17 April 2011

Soufriere Hills Volcano: The Belham River Valley

Posted by Jessica Ball

It’s snowing again, so in order to avoid being depressed by the weather, I thought I’d post a few photos of the Belham River Valley on Montserrat. The Belham, which drains into the sea on the west side of Montserrat, channels both pyroclastic flows and lahars from the Soufriere Hills lava dome. Prior to the eruption, the valley held a number of houses and the island’s only golf course, but material from the eruption has since filled the valley bottom and made it unwise to live too close. Volcanic and volcaniclastic processes are constantly reshaping the landscape there, and having visited two years in a row (here’s the link to last year’s post about the Belham), I thought I’d see if any of my photos were good for before and after comparisons. Here are a few examples:

Looking up the Belham at the Soufriere Hills Volcano. The large boulders were much more common this year, although some have been moved around by people mining for gravel.

The ruined house near the spot where vehicles can cross the Belham. There's almost a meter more sediment covering the house this year.

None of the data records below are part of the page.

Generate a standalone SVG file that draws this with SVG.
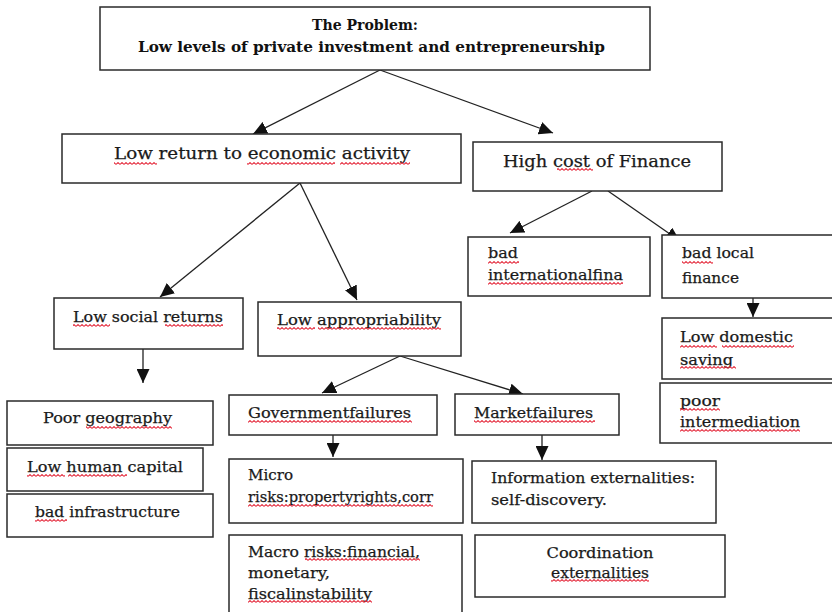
<svg xmlns="http://www.w3.org/2000/svg" width="832" height="612" viewBox="0 0 832 612">
<style>
.box{fill:#fff;stroke:#2a2a2a;stroke-width:1.5}
.t{font-family:"DejaVu Serif","Liberation Serif",serif;font-size:15px;fill:#1a1a1a;stroke:#1a1a1a;stroke-width:0.25}
.tl{font-family:"DejaVu Serif","Liberation Serif",serif;font-size:16.5px;fill:#1a1a1a;stroke:#1a1a1a;stroke-width:0.25}
.tb{font-family:"DejaVu Serif","Liberation Serif",serif;font-size:14px;font-weight:bold;fill:#111}
.c{fill:none;stroke:#222;stroke-width:1.3}
.sq{fill:url(#wave)}
</style>
<defs>
<marker id="ah" markerUnits="userSpaceOnUse" markerWidth="15" markerHeight="13" refX="14" refY="6.5" orient="auto">
<path d="M0,0 L14,6.5 L0,13 z" fill="#111"/>
</marker>
<pattern id="wave" width="4" height="3" patternUnits="userSpaceOnUse">
<path d="M0 2.4 L2 0.6 L4 2.4" fill="none" stroke="#e4283a" stroke-width="1.1"/>
</pattern>
</defs>
<rect width="832" height="612" fill="#fff"/>

<g id="connectors">
<line class="c" x1="380" y1="70" x2="253" y2="134" marker-end="url(#ah)"/>
<line class="c" x1="380" y1="70" x2="553" y2="133" marker-end="url(#ah)"/>
<line class="c" x1="300" y1="183" x2="160" y2="297" marker-end="url(#ah)"/>
<line class="c" x1="300" y1="183" x2="357" y2="300" marker-end="url(#ah)"/>
<line class="c" x1="592" y1="191" x2="510" y2="233" marker-end="url(#ah)"/>
<line class="c" x1="608" y1="191" x2="680" y2="241" marker-end="url(#ah)"/>
<line class="c" x1="753" y1="288" x2="753" y2="317" marker-end="url(#ah)"/>
<line class="c" x1="143" y1="347" x2="143" y2="383" marker-end="url(#ah)"/>
<line class="c" x1="400" y1="356" x2="322" y2="393" marker-end="url(#ah)"/>
<line class="c" x1="400" y1="356" x2="523" y2="394" marker-end="url(#ah)"/>
<line class="c" x1="333" y1="435" x2="333" y2="457" marker-end="url(#ah)"/>
<line class="c" x1="542" y1="435" x2="542" y2="460" marker-end="url(#ah)"/>
</g>

<g id="problem">
<rect class="box" x="100" y="7" width="550" height="63"/>
<text class="tb" x="365" y="30" text-anchor="middle" textLength="106" lengthAdjust="spacingAndGlyphs">The Problem:</text>
<text class="tb" x="371.5" y="52" text-anchor="middle" textLength="467" lengthAdjust="spacingAndGlyphs">Low levels of private investment and entrepreneurship</text>
</g>

<g id="low-return">
<rect class="box" x="62" y="134" width="399" height="49"/>
<text class="tl" x="114" y="159" textLength="296" lengthAdjust="spacingAndGlyphs">Low return to economic activity</text>
<rect class="sq" x="114" y="162" width="43" height="3"/>
<rect class="sq" x="247" y="162" width="88" height="3"/>
<rect class="sq" x="340" y="162" width="70" height="3"/>
</g>

<g id="high-cost">
<rect class="box" x="473" y="142" width="249" height="49"/>
<text class="tl" x="503" y="167" textLength="188" lengthAdjust="spacingAndGlyphs">High cost of Finance</text>
<rect class="sq" x="557" y="168" width="36" height="3"/>
</g>

<g id="bad-international">
<rect class="box" x="468" y="237" width="182" height="59"/>
<text class="t" x="488" y="258" textLength="30" lengthAdjust="spacingAndGlyphs">bad</text>
<text class="t" x="488" y="280" textLength="135" lengthAdjust="spacingAndGlyphs">internationalfina</text>
<rect class="sq" x="488" y="261" width="31" height="3"/>
<rect class="sq" x="488" y="282" width="135" height="3"/>
</g>

<g id="bad-local">
<rect class="box" x="662" y="235" width="180" height="63"/>
<text class="t" x="682" y="258" textLength="72" lengthAdjust="spacingAndGlyphs">bad local</text>
<text class="t" x="682" y="283" textLength="57" lengthAdjust="spacingAndGlyphs">finance</text>
<rect class="sq" x="682" y="261" width="31" height="3"/>
</g>

<g id="low-social">
<rect class="box" x="54" y="298" width="189" height="51"/>
<text class="t" x="73" y="322" textLength="150" lengthAdjust="spacingAndGlyphs">Low social returns</text>
<rect class="sq" x="73" y="324" width="37" height="3"/>
<rect class="sq" x="165" y="324" width="58" height="3"/>
</g>

<g id="low-appropriability">
<rect class="box" x="258" y="302" width="203" height="54"/>
<text class="t" x="277" y="325" textLength="164" lengthAdjust="spacingAndGlyphs">Low appropriability</text>
<rect class="sq" x="277" y="327" width="38" height="3"/>
<rect class="sq" x="318" y="327" width="123" height="3"/>
</g>

<g id="low-domestic-saving">
<rect class="box" x="662" y="318" width="180" height="61"/>
<text class="t" x="680" y="342" textLength="113" lengthAdjust="spacingAndGlyphs">Low domestic</text>
<text class="t" x="680" y="365" textLength="53" lengthAdjust="spacingAndGlyphs">saving</text>
<rect class="sq" x="680" y="345" width="37" height="3"/>
<rect class="sq" x="722" y="345" width="72" height="3"/>
<rect class="sq" x="680" y="366" width="56" height="3"/>
</g>

<g id="poor-intermediation">
<rect class="box" x="660" y="383" width="182" height="60"/>
<text class="t" x="680" y="406" textLength="40" lengthAdjust="spacingAndGlyphs">poor</text>
<text class="t" x="680" y="427" textLength="120" lengthAdjust="spacingAndGlyphs">intermediation</text>
<rect class="sq" x="680" y="408" width="40" height="3"/>
<rect class="sq" x="680" y="429" width="120" height="3"/>
</g>

<g id="poor-geography">
<rect class="box" x="7" y="401" width="206" height="44"/>
<text class="t" x="43" y="423" textLength="129" lengthAdjust="spacingAndGlyphs">Poor geography</text>
<rect class="sq" x="86" y="426" width="86" height="3"/>
</g>

<g id="low-human-capital">
<rect class="box" x="7" y="448" width="196" height="43"/>
<text class="t" x="27" y="472" textLength="156" lengthAdjust="spacingAndGlyphs">Low human capital</text>
<rect class="sq" x="27" y="474" width="38" height="3"/>
<rect class="sq" x="68" y="474" width="59" height="3"/>
</g>

<g id="bad-infrastructure">
<rect class="box" x="7" y="494" width="206" height="43"/>
<text class="t" x="35" y="517" textLength="145" lengthAdjust="spacingAndGlyphs">bad infrastructure</text>
<rect class="sq" x="35" y="519" width="32" height="3"/>
</g>

<g id="government-failures">
<rect class="box" x="229" y="395" width="208" height="40"/>
<text class="t" x="248" y="418" textLength="163" lengthAdjust="spacingAndGlyphs">Governmentfailures</text>
<rect class="sq" x="248" y="420" width="164" height="3"/>
</g>

<g id="market-failures">
<rect class="box" x="455" y="394" width="164" height="41"/>
<text class="t" x="474" y="418" textLength="119" lengthAdjust="spacingAndGlyphs">Marketfailures</text>
<rect class="sq" x="474" y="420" width="121" height="3"/>
</g>

<g id="micro-risks">
<rect class="box" x="229" y="459" width="234" height="64"/>
<text class="t" x="248" y="480" textLength="45" lengthAdjust="spacingAndGlyphs">Micro</text>
<text class="t" x="248" y="502" textLength="185" lengthAdjust="spacingAndGlyphs">risks:propertyrights,corr</text>
<rect class="sq" x="248" y="504" width="185" height="3"/>
</g>

<g id="macro-risks">
<rect class="box" x="229" y="535" width="233" height="90"/>
<text class="t" x="248" y="557" textLength="172" lengthAdjust="spacingAndGlyphs">Macro risks:financial,</text>
<text class="t" x="248" y="578" textLength="82" lengthAdjust="spacingAndGlyphs">monetary,</text>
<text class="t" x="248" y="599" textLength="124" lengthAdjust="spacingAndGlyphs">fiscalinstability</text>
<rect class="sq" x="305" y="558" width="115" height="3"/>
<rect class="sq" x="248" y="600" width="124" height="3"/>
</g>

<g id="information-externalities">
<rect class="box" x="472" y="461" width="244" height="62"/>
<text class="t" x="491" y="483" textLength="204" lengthAdjust="spacingAndGlyphs">Information externalities:</text>
<text class="t" x="491" y="505" textLength="116" lengthAdjust="spacingAndGlyphs">self-discovery.</text>
</g>

<g id="coordination-externalities">
<rect class="box" x="475" y="535" width="250" height="62"/>
<text class="t" x="600" y="558" text-anchor="middle" textLength="107" lengthAdjust="spacingAndGlyphs">Coordination</text>
<text class="t" x="600" y="578" text-anchor="middle" textLength="98" lengthAdjust="spacingAndGlyphs">externalities</text>
<rect class="sq" x="551" y="579" width="98" height="3"/>
</g>
</svg>
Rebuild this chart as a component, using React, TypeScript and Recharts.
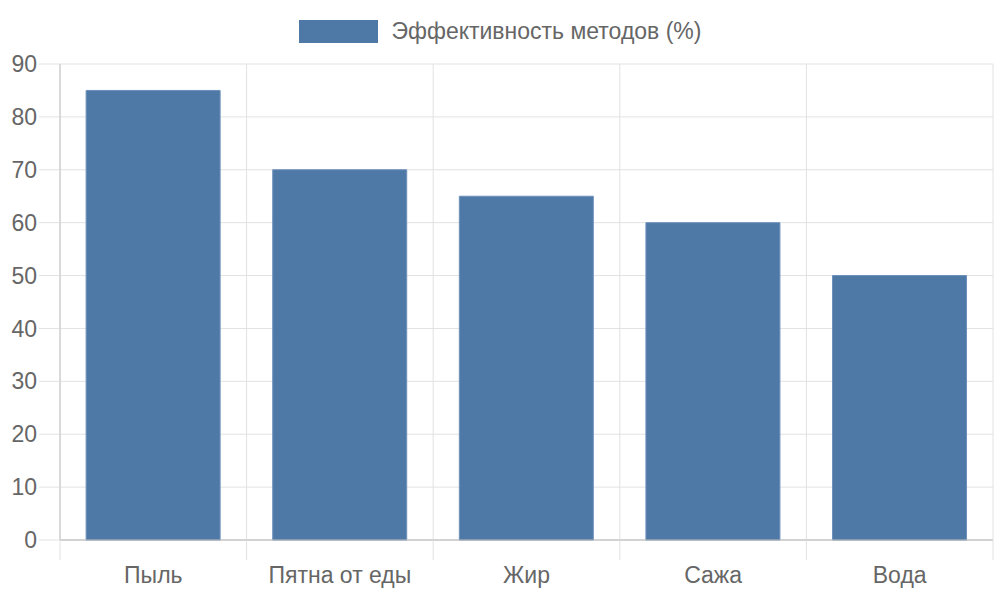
import { BarChart, Bar, XAxis, YAxis, CartesianGrid } from "recharts";

const categories = ["Пыль", "Пятна от еды", "Жир", "Сажа", "Вода"];
const efficiency = [85, 70, 65, 60, 50];
const yTicks = [0, 10, 20, 30, 40, 50, 60, 70, 80, 90];
const seriesName = "Эффективность методов (%)";

const data = categories.map((name, i) => ({ name, value: efficiency[i] }));

const FONT = "'Liberation Sans', Arial, sans-serif";
const FONT_SIZE = 23;
const GRID = "#e2e2e2";
const AXIS = "#b4b4b4";
const TEXT = "#666";
const BAR = "#4e79a7";

// label in the middle of the band, tick marks at band edges (Chart.js look)
const CategoryTick = (props: any) => {
  const { x, y, payload, width, visibleTicksCount, index } = props;
  const band = width / visibleTicksCount;
  const left = x - band / 2;
  const right = x + band / 2;
  return (
    <g>
      <line x1={left} x2={left} y1={y} y2={y + 20} stroke={GRID} />
      {index === visibleTicksCount - 1 && <line x1={right} x2={right} y1={y} y2={y + 20} stroke={GRID} />}
      <text x={x} y={y + 43} textAnchor="middle" fill={TEXT} fontSize={FONT_SIZE} fontFamily={FONT}>
        {payload.value}
      </text>
    </g>
  );
};

export default function App() {
  return (
    <div style={{ position: "absolute", left: 0, top: 0, width: 1000, height: 600, background: "#fff" }}>
      <div
        style={{
          position: "absolute",
          top: 20,
          left: 0,
          width: 1000,
          display: "flex",
          justifyContent: "center",
          alignItems: "center",
          fontFamily: FONT,
          fontSize: FONT_SIZE,
          color: TEXT,
        }}
      >
        <span style={{ display: "inline-block", width: 79, height: 23, background: BAR, marginRight: 14 }} />
        <span style={{ lineHeight: "23px" }}>{seriesName}</span>
      </div>
      <BarChart width={1000} height={600} data={data} margin={{ top: 64, right: 7, bottom: 0, left: 0 }} barCategoryGap="14%">
        <CartesianGrid
          stroke={GRID}
          verticalCoordinatesGenerator={({ offset }: any) =>
            categories.map((_, i) => offset.left + ((i + 1) * offset.width) / categories.length)
          }
        />
        <XAxis
          dataKey="name"
          height={60}
          axisLine={{ stroke: AXIS }}
          tickLine={false}
          tickSize={0}
          tickMargin={0}
          interval={0}
          tick={<CategoryTick />}
        />
        <YAxis
          width={60}
          domain={[0, 90]}
          ticks={yTicks}
          interval={0}
          axisLine={{ stroke: AXIS }}
          tickLine={{ stroke: GRID }}
          tickSize={21}
          tickMargin={2}
          tick={{ fill: TEXT, fontSize: FONT_SIZE, fontFamily: FONT }}
        />
        <Bar dataKey="value" name={seriesName} fill={BAR} stroke="#6d90bb" strokeWidth={1} isAnimationActive={false} />
      </BarChart>
    </div>
  );
}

Looking inside the house at the few belongings the owners left behind. You can also see the difference in the mud spatters on the wall - this past rainy season added a lot more, and higher up the wall.

I didn’t get any pictures of it last year, but here is what remains of the golf course’s clubhouse:

Not open for business anymore!
The rock was wedged into the door from upstream – lahars washed all the way through the building.

Visiting the Belham – especially if you can go back periodically – is an excellent way to observe the long-term effects of a volcanic eruption. It’s also pretty sad; the Belham used to be a beautiful place that Montserratians used for recreation and to live in, and now it’s uninhabitable (and pretty dangerous to be in at certain times).